Yang went to Seoul on Thursday to share information about this week’s meeting between President Xi Jinping and North Korean leader Kim Jong-un.
He was sent in a government capacity as Xi’s special envoy – but he was also there as head of the party’s Central Foreign Affairs Commission general office, and as a Politburo member.
Until the reshuffle earlier this month, Yang was a state councillor of China’s cabinet when he travelled overseas. While he no longer has that job, he now holds a higher rank within the party after he was promoted to the decision-making Politburo in October.
But the nuances may have been lost on Yang’s hosts – South Korea’s foreign ministry and presidential office said they did not pay much attention to the titles he used for the trip. To them, he was Xi’s special envoy, and his South Korean counterpart was National Security Office head Chung Eui-yong.
Observers said it was appropriate for Yang to travel as Xi’s special envoy, and to meet South Korean President Moon Jae-in and other government officials in that capacity. But the fact he was also using the other titles for the trip could indicate the party was trying to expand its influence in Chinese diplomacy.

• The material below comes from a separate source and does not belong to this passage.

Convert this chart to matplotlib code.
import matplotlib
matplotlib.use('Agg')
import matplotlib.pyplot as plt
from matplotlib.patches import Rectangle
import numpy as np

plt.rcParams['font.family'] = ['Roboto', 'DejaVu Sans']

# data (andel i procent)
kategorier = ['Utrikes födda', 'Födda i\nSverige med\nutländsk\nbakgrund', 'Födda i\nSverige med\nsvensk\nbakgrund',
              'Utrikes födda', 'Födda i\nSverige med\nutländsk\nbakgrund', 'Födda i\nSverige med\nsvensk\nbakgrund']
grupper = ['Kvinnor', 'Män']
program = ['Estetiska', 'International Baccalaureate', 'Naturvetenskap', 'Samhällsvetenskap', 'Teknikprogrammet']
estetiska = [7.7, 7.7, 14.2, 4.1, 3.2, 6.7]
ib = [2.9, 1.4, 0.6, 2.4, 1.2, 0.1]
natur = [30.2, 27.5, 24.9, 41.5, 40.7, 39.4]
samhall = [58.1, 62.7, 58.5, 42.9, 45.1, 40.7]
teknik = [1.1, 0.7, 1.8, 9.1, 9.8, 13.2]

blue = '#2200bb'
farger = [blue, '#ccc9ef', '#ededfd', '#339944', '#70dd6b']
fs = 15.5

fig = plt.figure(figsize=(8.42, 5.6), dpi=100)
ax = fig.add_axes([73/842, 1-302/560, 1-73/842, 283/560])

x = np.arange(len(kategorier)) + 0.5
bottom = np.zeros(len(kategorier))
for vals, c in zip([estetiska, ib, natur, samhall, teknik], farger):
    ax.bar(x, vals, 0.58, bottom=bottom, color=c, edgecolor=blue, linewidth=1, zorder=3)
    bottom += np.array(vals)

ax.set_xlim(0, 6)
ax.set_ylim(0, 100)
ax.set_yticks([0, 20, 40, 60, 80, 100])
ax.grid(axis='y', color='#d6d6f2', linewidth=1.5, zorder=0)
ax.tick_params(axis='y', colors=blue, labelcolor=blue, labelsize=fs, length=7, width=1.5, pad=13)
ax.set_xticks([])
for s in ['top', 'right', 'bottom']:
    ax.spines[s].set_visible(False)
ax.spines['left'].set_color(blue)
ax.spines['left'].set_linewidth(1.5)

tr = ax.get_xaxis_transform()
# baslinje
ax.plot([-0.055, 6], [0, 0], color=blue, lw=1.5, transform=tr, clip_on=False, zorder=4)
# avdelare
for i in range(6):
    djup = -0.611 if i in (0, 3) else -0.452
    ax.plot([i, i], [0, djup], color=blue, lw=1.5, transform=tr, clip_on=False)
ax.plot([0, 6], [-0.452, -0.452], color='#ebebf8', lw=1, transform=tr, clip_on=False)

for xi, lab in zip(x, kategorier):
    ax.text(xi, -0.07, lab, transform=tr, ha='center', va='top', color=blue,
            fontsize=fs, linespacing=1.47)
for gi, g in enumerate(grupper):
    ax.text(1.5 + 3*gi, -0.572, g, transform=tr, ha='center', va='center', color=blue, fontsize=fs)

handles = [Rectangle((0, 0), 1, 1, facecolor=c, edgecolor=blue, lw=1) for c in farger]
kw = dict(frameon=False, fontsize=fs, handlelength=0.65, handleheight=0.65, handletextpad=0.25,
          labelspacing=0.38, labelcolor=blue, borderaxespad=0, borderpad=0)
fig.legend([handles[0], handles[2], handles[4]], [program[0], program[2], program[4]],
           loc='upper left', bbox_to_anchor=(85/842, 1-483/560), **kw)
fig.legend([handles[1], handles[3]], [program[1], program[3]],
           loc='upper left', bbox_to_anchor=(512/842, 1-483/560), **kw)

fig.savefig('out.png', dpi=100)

“Promoting Yang within the Communist Party and sending him to South Korea as Xi’s special envoy may be a sign that the party will take a stronger leading role in diplomatic matters in the future,” said Seok Yong-youn, president of the Korean-Chinese Relations Institute at Wonkwang University.

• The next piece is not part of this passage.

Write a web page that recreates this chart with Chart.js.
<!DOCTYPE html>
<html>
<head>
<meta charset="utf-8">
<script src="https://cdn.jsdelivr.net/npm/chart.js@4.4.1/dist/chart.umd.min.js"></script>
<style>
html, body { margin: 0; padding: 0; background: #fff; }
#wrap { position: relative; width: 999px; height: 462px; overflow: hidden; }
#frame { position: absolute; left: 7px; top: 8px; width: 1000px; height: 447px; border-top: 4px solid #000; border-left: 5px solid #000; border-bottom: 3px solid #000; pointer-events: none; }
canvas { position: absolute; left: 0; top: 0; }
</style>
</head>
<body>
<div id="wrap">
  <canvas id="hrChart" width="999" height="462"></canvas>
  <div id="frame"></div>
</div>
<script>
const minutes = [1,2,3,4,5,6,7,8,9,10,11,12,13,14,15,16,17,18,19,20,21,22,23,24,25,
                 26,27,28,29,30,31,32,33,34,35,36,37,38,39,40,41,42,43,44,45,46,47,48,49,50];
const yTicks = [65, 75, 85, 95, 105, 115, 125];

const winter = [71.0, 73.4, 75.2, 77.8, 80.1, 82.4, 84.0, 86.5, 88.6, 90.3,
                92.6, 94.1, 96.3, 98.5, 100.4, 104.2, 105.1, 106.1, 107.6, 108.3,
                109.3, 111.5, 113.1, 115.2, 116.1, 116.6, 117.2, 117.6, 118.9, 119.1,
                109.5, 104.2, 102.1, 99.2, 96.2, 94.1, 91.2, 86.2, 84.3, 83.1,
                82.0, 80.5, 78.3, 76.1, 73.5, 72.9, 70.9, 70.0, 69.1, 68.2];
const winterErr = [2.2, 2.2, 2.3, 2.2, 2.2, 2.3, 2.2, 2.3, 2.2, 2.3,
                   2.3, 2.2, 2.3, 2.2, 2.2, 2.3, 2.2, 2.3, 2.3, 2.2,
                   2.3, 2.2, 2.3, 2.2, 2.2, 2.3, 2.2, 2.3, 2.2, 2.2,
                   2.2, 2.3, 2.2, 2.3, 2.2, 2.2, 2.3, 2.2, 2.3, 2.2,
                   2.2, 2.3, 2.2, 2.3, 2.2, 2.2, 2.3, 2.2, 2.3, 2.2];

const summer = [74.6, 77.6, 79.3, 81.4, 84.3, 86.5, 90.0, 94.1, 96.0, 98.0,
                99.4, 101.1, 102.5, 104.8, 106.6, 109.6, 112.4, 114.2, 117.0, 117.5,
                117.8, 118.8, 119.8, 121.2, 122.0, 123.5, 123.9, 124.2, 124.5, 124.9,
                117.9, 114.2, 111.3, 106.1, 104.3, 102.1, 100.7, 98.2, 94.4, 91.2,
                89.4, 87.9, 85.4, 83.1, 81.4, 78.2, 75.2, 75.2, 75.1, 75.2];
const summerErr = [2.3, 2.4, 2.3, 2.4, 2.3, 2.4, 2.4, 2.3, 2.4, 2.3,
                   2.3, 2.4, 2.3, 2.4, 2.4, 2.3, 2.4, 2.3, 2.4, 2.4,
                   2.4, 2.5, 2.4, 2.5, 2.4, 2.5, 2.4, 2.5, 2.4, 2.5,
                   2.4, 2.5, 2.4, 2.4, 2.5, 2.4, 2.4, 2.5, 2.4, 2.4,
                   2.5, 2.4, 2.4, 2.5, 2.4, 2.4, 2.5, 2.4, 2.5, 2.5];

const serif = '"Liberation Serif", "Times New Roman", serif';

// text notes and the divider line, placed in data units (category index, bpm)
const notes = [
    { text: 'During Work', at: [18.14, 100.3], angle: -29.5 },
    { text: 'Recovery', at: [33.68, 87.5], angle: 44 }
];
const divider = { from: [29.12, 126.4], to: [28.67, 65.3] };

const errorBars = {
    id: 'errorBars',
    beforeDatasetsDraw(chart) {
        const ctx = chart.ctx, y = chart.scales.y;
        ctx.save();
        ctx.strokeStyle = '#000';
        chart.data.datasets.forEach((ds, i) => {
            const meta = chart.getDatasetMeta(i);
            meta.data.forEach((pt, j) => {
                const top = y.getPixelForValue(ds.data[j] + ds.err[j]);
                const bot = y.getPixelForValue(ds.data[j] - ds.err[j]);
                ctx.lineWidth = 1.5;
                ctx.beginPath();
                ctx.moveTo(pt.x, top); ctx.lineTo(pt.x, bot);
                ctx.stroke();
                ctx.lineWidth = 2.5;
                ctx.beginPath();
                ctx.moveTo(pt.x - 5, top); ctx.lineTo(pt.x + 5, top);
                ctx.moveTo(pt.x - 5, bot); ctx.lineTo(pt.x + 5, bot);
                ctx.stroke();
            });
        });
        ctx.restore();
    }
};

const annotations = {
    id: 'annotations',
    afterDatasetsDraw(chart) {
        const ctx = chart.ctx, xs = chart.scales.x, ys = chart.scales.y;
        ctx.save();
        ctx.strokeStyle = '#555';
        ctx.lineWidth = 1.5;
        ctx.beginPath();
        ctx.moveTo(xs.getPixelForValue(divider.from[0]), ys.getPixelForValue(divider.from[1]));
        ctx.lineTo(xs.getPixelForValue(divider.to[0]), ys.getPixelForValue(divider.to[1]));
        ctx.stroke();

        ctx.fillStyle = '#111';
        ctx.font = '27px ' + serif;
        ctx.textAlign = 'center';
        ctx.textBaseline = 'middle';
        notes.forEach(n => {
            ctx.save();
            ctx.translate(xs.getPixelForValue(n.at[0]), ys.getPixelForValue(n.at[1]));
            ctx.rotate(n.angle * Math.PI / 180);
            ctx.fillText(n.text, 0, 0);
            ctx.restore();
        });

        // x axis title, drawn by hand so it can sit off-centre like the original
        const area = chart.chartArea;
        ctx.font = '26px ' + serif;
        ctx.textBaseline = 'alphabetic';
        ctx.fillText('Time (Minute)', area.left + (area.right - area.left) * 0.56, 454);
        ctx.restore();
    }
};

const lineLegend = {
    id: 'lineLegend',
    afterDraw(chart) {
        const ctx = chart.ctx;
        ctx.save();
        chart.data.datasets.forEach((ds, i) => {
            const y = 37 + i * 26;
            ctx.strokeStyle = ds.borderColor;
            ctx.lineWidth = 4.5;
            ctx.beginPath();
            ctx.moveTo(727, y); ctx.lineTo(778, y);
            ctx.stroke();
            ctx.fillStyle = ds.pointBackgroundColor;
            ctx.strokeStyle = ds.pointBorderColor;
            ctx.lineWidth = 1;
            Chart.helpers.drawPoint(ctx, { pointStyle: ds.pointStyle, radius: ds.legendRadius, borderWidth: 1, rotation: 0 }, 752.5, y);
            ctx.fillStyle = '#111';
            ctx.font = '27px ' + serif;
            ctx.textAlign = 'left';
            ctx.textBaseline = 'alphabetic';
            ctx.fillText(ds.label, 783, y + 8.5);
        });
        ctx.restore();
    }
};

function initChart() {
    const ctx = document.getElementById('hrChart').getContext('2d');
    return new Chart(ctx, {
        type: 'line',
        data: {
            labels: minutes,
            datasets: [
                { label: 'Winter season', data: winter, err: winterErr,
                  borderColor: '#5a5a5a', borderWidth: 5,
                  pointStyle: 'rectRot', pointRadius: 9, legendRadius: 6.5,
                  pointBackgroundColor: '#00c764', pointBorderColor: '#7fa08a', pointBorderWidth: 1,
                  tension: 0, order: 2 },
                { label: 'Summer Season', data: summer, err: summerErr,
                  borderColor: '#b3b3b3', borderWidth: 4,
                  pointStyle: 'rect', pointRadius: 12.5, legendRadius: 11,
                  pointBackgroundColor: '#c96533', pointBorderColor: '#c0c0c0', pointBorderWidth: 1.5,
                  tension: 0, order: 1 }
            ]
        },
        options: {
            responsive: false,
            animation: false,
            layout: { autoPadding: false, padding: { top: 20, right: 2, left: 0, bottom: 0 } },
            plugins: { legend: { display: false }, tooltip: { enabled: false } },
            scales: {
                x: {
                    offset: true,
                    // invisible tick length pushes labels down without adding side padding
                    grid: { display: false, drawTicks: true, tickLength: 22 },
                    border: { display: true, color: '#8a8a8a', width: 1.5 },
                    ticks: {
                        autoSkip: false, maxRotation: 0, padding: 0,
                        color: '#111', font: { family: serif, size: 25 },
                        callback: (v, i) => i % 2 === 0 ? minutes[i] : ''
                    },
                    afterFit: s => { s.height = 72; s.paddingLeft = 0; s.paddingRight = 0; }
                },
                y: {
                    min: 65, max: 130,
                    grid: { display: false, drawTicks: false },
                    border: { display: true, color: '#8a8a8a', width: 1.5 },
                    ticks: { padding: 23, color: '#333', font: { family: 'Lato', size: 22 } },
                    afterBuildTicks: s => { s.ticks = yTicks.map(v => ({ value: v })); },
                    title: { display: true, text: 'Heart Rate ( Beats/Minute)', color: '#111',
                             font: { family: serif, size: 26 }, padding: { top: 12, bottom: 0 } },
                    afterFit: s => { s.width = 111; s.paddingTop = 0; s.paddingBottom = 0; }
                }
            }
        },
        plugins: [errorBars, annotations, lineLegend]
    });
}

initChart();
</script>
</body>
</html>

“As Yang is an expert in diplomacy, I think he will take a lead in the decision-making process and so will ultimately play a role to centralise the diplomatic leadership to the Communist Party ... This is totally natural since Chinese government departments are only the bodies executing party decisions,” he said.
“I think Yang and the Communist Party’s influence in Chinese diplomacy will only grow.”
The government and the party announced plans to restructure their agencies and departments at the annual legislative session earlier this month – a move which will allow the party to consolidate its control across many aspects of Chinese society.
Among the changes, four of the party’s “leading groups” – on financial and economic affairs, cybersecurity, reforms and foreign affairs – have been upgraded as commissions, while several government agencies will be merged with party organs to strengthen the party’s leadership on major affairs, according to a party document.
Pang Zhongying, a senior fellow at Ocean University of China in Qingdao, said there was more focus on the division between party and state in past decades, but the restructuring plan was aimed at blurring that line.
“The party will have an overriding influence and the party and state will be more integrated [after the overhaul],” he said.